Dans d’autres communes, le collage d’affiche est un monopole communal :
vous devez apporter vos affiches au service administratif compétent, qui les
colle rarement, sinon jamais. Et si vous effectuez un collage sauvage, vous
faites l’objet de poursuites judiciaires ou de taxes administratives démesurées. On
pourrait multiplier le nombre de pages de petits obstacles, vexations, embûches…
Modifier
la législation électorale à quelques mois des élections n’est qu’un
aspect supplémentaire de ces multiples petites atteintes à la démocratie,
c’est pourtant en violation flagrante du Code
de bonne conduite en matière électorale élaboré par la Commission européenne
pour la démocratie par le droit instaurée au sein du Conseil de l’Europe, et
adopté à Venise les 18 et 19 octobre 2002, plus particulièrement l’article
2, b), du chapitre II de ce Code : « Les éléments fondamentaux du droit
électoral, et en particulier le système électoral proprement dit, la
composition des commissions électorales et le découpage des circonscriptions
ne devraient pas pouvoir être modifiés moins d’un an avant une élection, ou devraient
être traités au niveau constitutionnel ou à un niveau supérieur à celui de
la loi ordinaire.
» La Belgique a en effet violé ce code, puisqu’elle a modifié sa législation
électorale à quatre mois des dernières élections, en instaurant un seuil électoral
de 5% et en redécoupant les circonscriptions électorales. Le
FNB attaque par ailleurs ces dispositions devant la Cour d’Arbitrage…

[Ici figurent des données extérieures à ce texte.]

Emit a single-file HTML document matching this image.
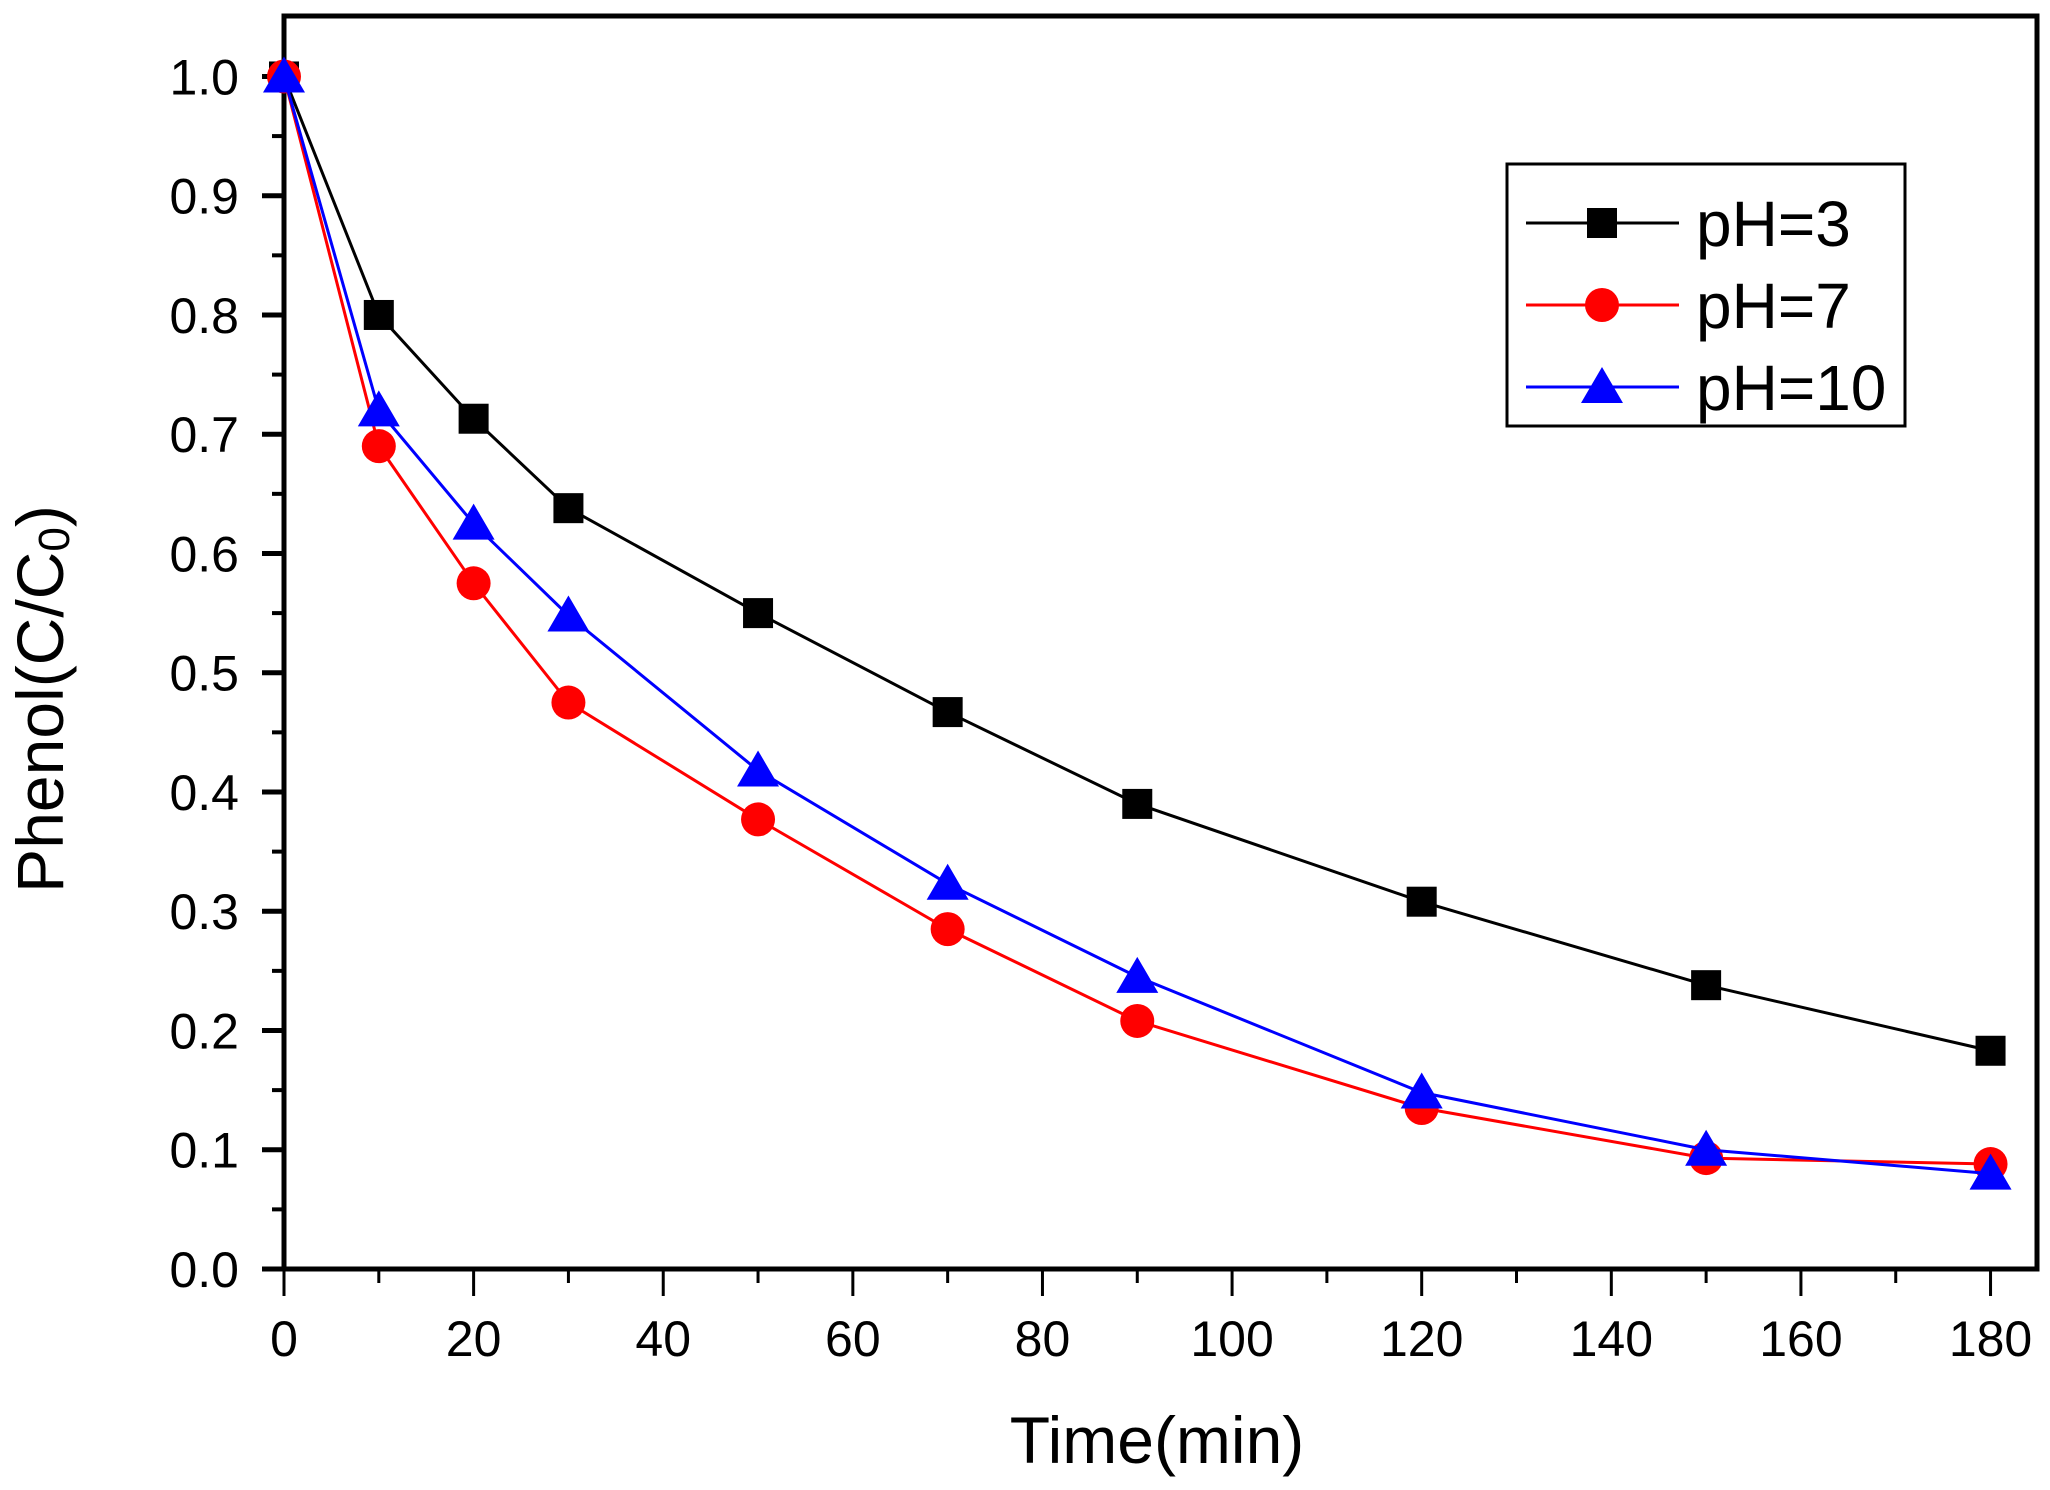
<!DOCTYPE html>
<html><head><meta charset="utf-8"><style>
html,body{margin:0;padding:0;background:#fff}
svg{display:block}
text{font-family:"Liberation Sans",Arial,sans-serif;fill:#000}
</style></head><body>
<svg id="chart" width="2050" height="1490" viewBox="0 0 2050 1490" xmlns="http://www.w3.org/2000/svg">
<g id="axes"></g><g id="series"></g><g id="legend"></g>
</svg>
<script>
const times = [0,10,20,30,50,70,90,120,150,180];
const ph3 = [1.0,0.80,0.713,0.638,0.55,0.467,0.39,0.308,0.238,0.183];
const ph7 = [1.0,0.69,0.575,0.475,0.377,0.285,0.208,0.135,0.093,0.088];
const ph10 = [1.0,0.72,0.625,0.548,0.418,0.323,0.245,0.148,0.10,0.08];
const xTicks = [0,20,40,60,80,100,120,140,160,180];
const yTicks = [0.0,0.1,0.2,0.3,0.4,0.5,0.6,0.7,0.8,0.9,1.0];
const seriesNames = ["pH=3","pH=7","pH=10"];

const NS="http://www.w3.org/2000/svg";
const L=284,R=2037,T=16,B=1269;
const xMin=0,xMax=184.9,yMin=0,yMax=1.0507;
function X(v){return L+(v-xMin)/(xMax-xMin)*(R-L);}
function Y(v){return B-(v-yMin)/(yMax-yMin)*(B-T);}
function mk(tag,attrs,parent){const e=document.createElementNS(NS,tag);for(const k in attrs)e.setAttribute(k,attrs[k]);parent.appendChild(e);return e;}
const axes=document.getElementById('axes'),ser=document.getElementById('series'),leg=document.getElementById('legend');

const frame=mk('rect',{x:L,y:T,width:R-L,height:B-T,fill:'none',stroke:'#000','stroke-width':5},axes);


// x ticks
for(let v=0;v<=180;v+=10){
  const major=v%20===0;
  const t=mk('line',{x1:X(v),x2:X(v),y1:B,y2:B+(major?27:14),stroke:'#000','stroke-width':3},axes);
  
  
}
xTicks.forEach(v=>{
  const t=mk('text',{x:X(v),y:1356,'font-size':50,'text-anchor':'middle'},axes);t.textContent=v;
  
  
});
for(let i=0;i<=20;i++){
  const v=i*0.05,major=i%2===0;
  const t=mk('line',{x1:L,x2:L-(major?22:12),y1:Y(v),y2:Y(v),stroke:'#000','stroke-width':major?5:4},axes);
  
  
}
yTicks.forEach(v=>{
  const t=mk('text',{x:239,y:Y(v)+18,'font-size':50,'text-anchor':'end'},axes);t.textContent=v.toFixed(1);
  
  
});
const xt=mk('text',{x:1157,y:1463,'font-size':66,'text-anchor':'middle'},axes);xt.textContent='Time(min)';


const yt=mk('text',{x:0,y:0,'font-size':66,'text-anchor':'middle',transform:'translate(63,699) rotate(-90)'},axes);
yt.innerHTML='Phenol(C/C<tspan font-size="44" dy="6">0</tspan><tspan dy="-6">)</tspan>';



function marker(type,cx,cy,color,parent){
  let e;
  if(type==='sq') e=mk('rect',{x:cx-15,y:cy-15,width:30,height:30,fill:color},parent);
  else if(type==='ci') e=mk('ellipse',{cx:cx,cy:cy,rx:17,ry:17,fill:color},parent);
  else e=mk('polygon',{points:`${cx},${cy-20} ${cx+21},${cy+16} ${cx-21},${cy+16}`,fill:color},parent);
  return e;
}
const defs=[[ph3,'#000','sq','series-ph3'],[ph7,'#ff0000','ci','series-ph7'],[ph10,'#0000ff','tr','series-ph10']];
defs.forEach(([vals,col,m,name])=>{
  const g=mk('g',{},ser);
  
  
  const pts=times.map((t,i)=>X(t)+','+Y(vals[i])).join(' ');
  const pl=mk('polyline',{points:pts,fill:'none',stroke:col,'stroke-width':3},g);
  
  
  times.forEach((t,i)=>{
    const e=marker(m,X(t),Y(vals[i]),col,g);
    
    
  });
});
// legend
const lb=mk('rect',{x:1507,y:164,width:398,height:262,fill:'#fff',stroke:'#000','stroke-width':3},leg);


defs.forEach(([vals,col,m,name],i)=>{
  const cy=223+i*82;
  const g=mk('g',{},leg);
  
  
  mk('line',{x1:1526,x2:1679,y1:cy,y2:cy,stroke:col,'stroke-width':3},g);
  marker(m,1602,cy,col,g);
  const t=mk('text',{x:1696,y:cy+23,'font-size':64},g);t.textContent=seriesNames[i];
});
</script>
</body></html>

sans trop d’espoir, parce que celle-ci a déjà refusé de suspendre
ces dispositions légales. Quand on vous dit qu’il n’y a plus de démocratie
en Belgique ! Est-ce
un motif pour ne rien faire et laisser tomber les bras ? Non, bien entendu :
ce serait laisser s’installer une dictature de plus en plus insupportable. Il
vaut mieux réagir tant que cela est encore possible : plus on tarde, plus
le prix à payer cela lourd pour rétablir les libertés.